## REQUEST
Could you write out the records below exactly as they appear, leaving out any pictures?
* BEGIN RECORD LIST *
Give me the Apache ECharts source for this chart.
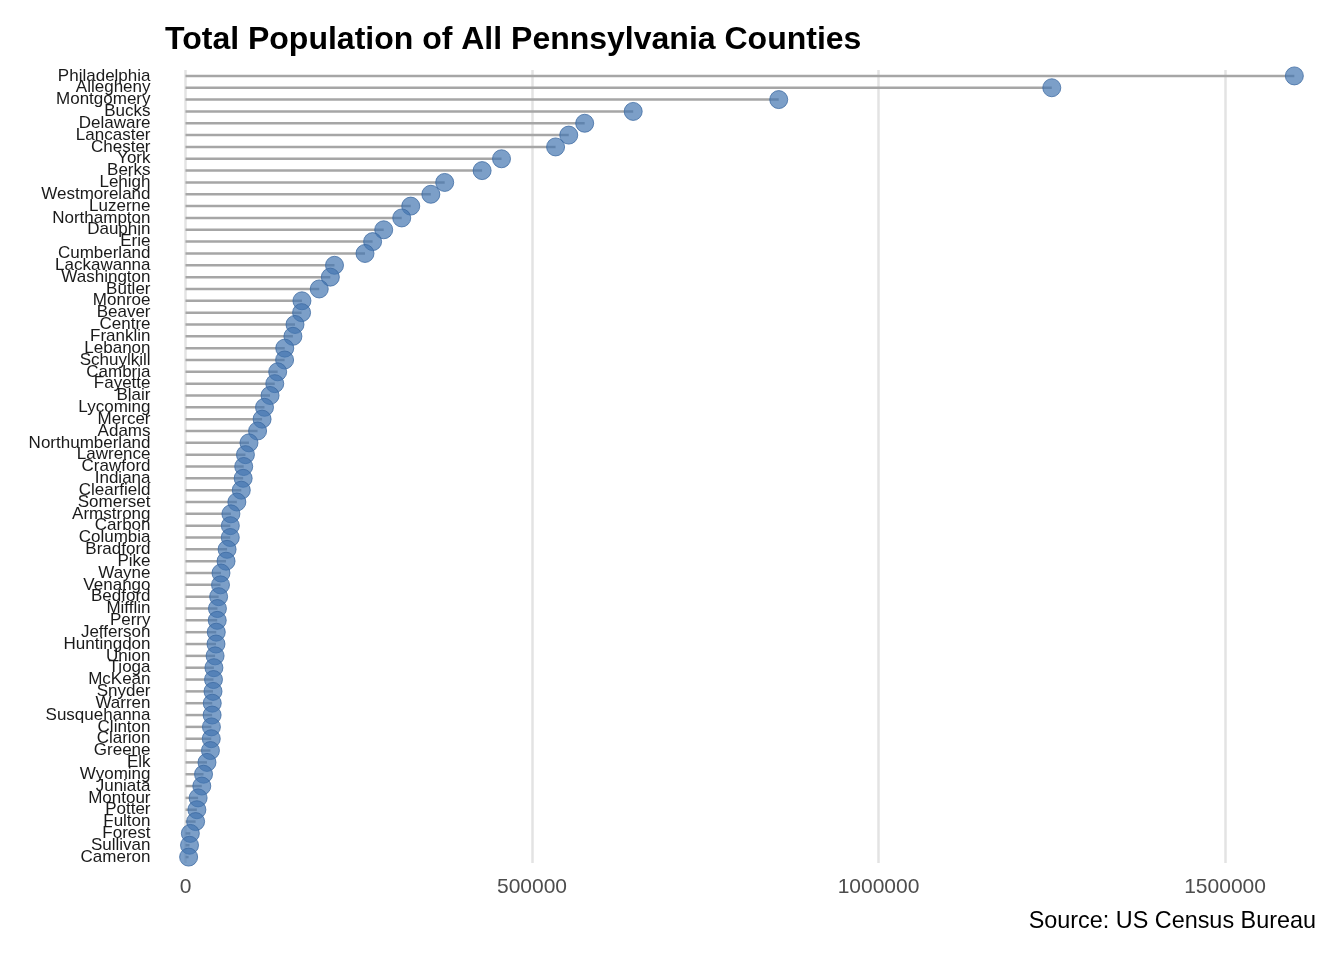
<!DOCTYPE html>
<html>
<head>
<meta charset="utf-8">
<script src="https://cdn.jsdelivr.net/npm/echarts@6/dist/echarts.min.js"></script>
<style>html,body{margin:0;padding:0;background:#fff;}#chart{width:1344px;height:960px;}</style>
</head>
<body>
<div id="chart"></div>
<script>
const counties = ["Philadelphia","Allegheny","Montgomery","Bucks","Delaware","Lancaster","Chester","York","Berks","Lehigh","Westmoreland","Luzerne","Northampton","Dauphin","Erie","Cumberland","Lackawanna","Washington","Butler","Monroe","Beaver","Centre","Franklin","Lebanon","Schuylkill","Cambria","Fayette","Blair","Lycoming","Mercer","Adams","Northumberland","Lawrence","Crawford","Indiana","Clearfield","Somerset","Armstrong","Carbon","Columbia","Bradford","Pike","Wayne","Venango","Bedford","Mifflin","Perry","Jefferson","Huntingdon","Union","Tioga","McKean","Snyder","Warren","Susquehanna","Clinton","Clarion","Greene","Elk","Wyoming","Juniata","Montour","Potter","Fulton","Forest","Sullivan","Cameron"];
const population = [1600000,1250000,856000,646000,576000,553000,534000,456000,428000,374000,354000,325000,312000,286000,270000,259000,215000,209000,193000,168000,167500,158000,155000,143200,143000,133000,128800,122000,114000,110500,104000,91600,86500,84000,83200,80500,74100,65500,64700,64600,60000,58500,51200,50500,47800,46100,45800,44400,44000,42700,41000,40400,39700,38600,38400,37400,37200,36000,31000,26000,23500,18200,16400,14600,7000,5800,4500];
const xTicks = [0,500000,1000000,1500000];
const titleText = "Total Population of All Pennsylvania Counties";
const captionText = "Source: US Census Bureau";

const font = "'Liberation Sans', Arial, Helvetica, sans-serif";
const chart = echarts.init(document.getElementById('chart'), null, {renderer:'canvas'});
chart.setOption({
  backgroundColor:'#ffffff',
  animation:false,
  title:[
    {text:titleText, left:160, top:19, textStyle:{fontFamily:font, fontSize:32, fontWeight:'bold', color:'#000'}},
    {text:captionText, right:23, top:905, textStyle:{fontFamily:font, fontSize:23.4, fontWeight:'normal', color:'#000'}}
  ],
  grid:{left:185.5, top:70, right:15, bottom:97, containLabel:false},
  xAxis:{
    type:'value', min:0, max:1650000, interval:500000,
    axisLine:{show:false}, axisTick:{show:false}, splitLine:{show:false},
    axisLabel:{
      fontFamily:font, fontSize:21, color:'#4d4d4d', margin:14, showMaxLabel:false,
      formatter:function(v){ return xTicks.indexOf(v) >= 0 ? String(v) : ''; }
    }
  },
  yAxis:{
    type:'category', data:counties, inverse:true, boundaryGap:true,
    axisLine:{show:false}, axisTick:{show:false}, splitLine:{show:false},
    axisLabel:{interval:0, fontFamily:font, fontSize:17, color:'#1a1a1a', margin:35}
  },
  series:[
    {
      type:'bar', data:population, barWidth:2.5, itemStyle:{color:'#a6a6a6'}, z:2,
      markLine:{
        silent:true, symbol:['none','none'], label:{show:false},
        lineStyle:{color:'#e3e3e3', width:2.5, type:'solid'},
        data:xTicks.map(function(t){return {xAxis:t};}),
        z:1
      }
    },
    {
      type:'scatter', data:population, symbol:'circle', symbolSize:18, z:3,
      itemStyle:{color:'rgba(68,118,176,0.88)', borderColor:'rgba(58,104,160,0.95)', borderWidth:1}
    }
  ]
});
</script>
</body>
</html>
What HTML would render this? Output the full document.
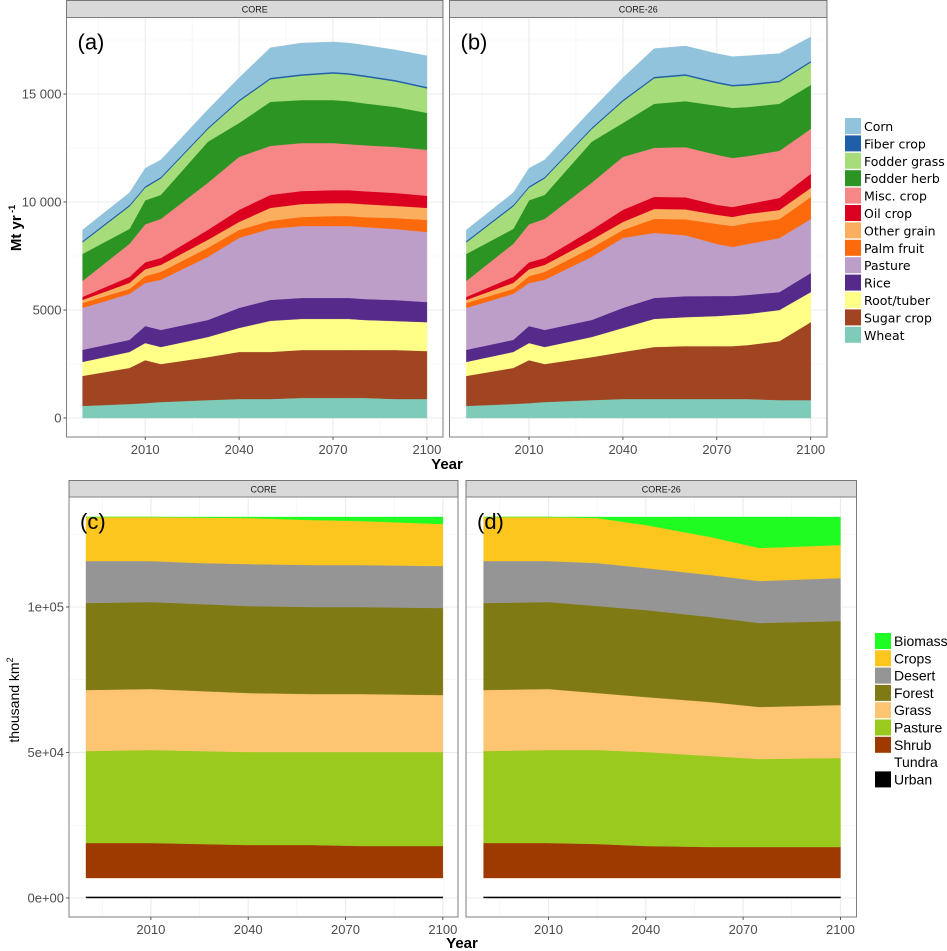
* END RECORD LIST *
## SOLUTION FOR THIS PROBLEM
Give me the Apache ECharts source for this chart.
<!DOCTYPE html>
<html>
<head>
<meta charset="utf-8">
<script src="https://cdn.jsdelivr.net/npm/echarts@6/dist/echarts.min.js"></script>
<style>html,body{margin:0;padding:0;background:#fff;}#chart{width:1344px;height:960px;}</style>
</head>
<body>
<div id="chart"></div>
<script>
const counties = ["Philadelphia","Allegheny","Montgomery","Bucks","Delaware","Lancaster","Chester","York","Berks","Lehigh","Westmoreland","Luzerne","Northampton","Dauphin","Erie","Cumberland","Lackawanna","Washington","Butler","Monroe","Beaver","Centre","Franklin","Lebanon","Schuylkill","Cambria","Fayette","Blair","Lycoming","Mercer","Adams","Northumberland","Lawrence","Crawford","Indiana","Clearfield","Somerset","Armstrong","Carbon","Columbia","Bradford","Pike","Wayne","Venango","Bedford","Mifflin","Perry","Jefferson","Huntingdon","Union","Tioga","McKean","Snyder","Warren","Susquehanna","Clinton","Clarion","Greene","Elk","Wyoming","Juniata","Montour","Potter","Fulton","Forest","Sullivan","Cameron"];
const population = [1600000,1250000,856000,646000,576000,553000,534000,456000,428000,374000,354000,325000,312000,286000,270000,259000,215000,209000,193000,168000,167500,158000,155000,143200,143000,133000,128800,122000,114000,110500,104000,91600,86500,84000,83200,80500,74100,65500,64700,64600,60000,58500,51200,50500,47800,46100,45800,44400,44000,42700,41000,40400,39700,38600,38400,37400,37200,36000,31000,26000,23500,18200,16400,14600,7000,5800,4500];
const xTicks = [0,500000,1000000,1500000];
const titleText = "Total Population of All Pennsylvania Counties";
const captionText = "Source: US Census Bureau";

const font = "'Liberation Sans', Arial, Helvetica, sans-serif";
const chart = echarts.init(document.getElementById('chart'), null, {renderer:'canvas'});
chart.setOption({
  backgroundColor:'#ffffff',
  animation:false,
  title:[
    {text:titleText, left:160, top:19, textStyle:{fontFamily:font, fontSize:32, fontWeight:'bold', color:'#000'}},
    {text:captionText, right:23, top:905, textStyle:{fontFamily:font, fontSize:23.4, fontWeight:'normal', color:'#000'}}
  ],
  grid:{left:185.5, top:70, right:15, bottom:97, containLabel:false},
  xAxis:{
    type:'value', min:0, max:1650000, interval:500000,
    axisLine:{show:false}, axisTick:{show:false}, splitLine:{show:false},
    axisLabel:{
      fontFamily:font, fontSize:21, color:'#4d4d4d', margin:14, showMaxLabel:false,
      formatter:function(v){ return xTicks.indexOf(v) >= 0 ? String(v) : ''; }
    }
  },
  yAxis:{
    type:'category', data:counties, inverse:true, boundaryGap:true,
    axisLine:{show:false}, axisTick:{show:false}, splitLine:{show:false},
    axisLabel:{interval:0, fontFamily:font, fontSize:17, color:'#1a1a1a', margin:35}
  },
  series:[
    {
      type:'bar', data:population, barWidth:2.5, itemStyle:{color:'#a6a6a6'}, z:2,
      markLine:{
        silent:true, symbol:['none','none'], label:{show:false},
        lineStyle:{color:'#e3e3e3', width:2.5, type:'solid'},
        data:xTicks.map(function(t){return {xAxis:t};}),
        z:1
      }
    },
    {
      type:'scatter', data:population, symbol:'circle', symbolSize:18, z:3,
      itemStyle:{color:'rgba(68,118,176,0.88)', borderColor:'rgba(58,104,160,0.95)', borderWidth:1}
    }
  ]
});
</script>
</body>
</html>
What HTML would render this? Output the full document.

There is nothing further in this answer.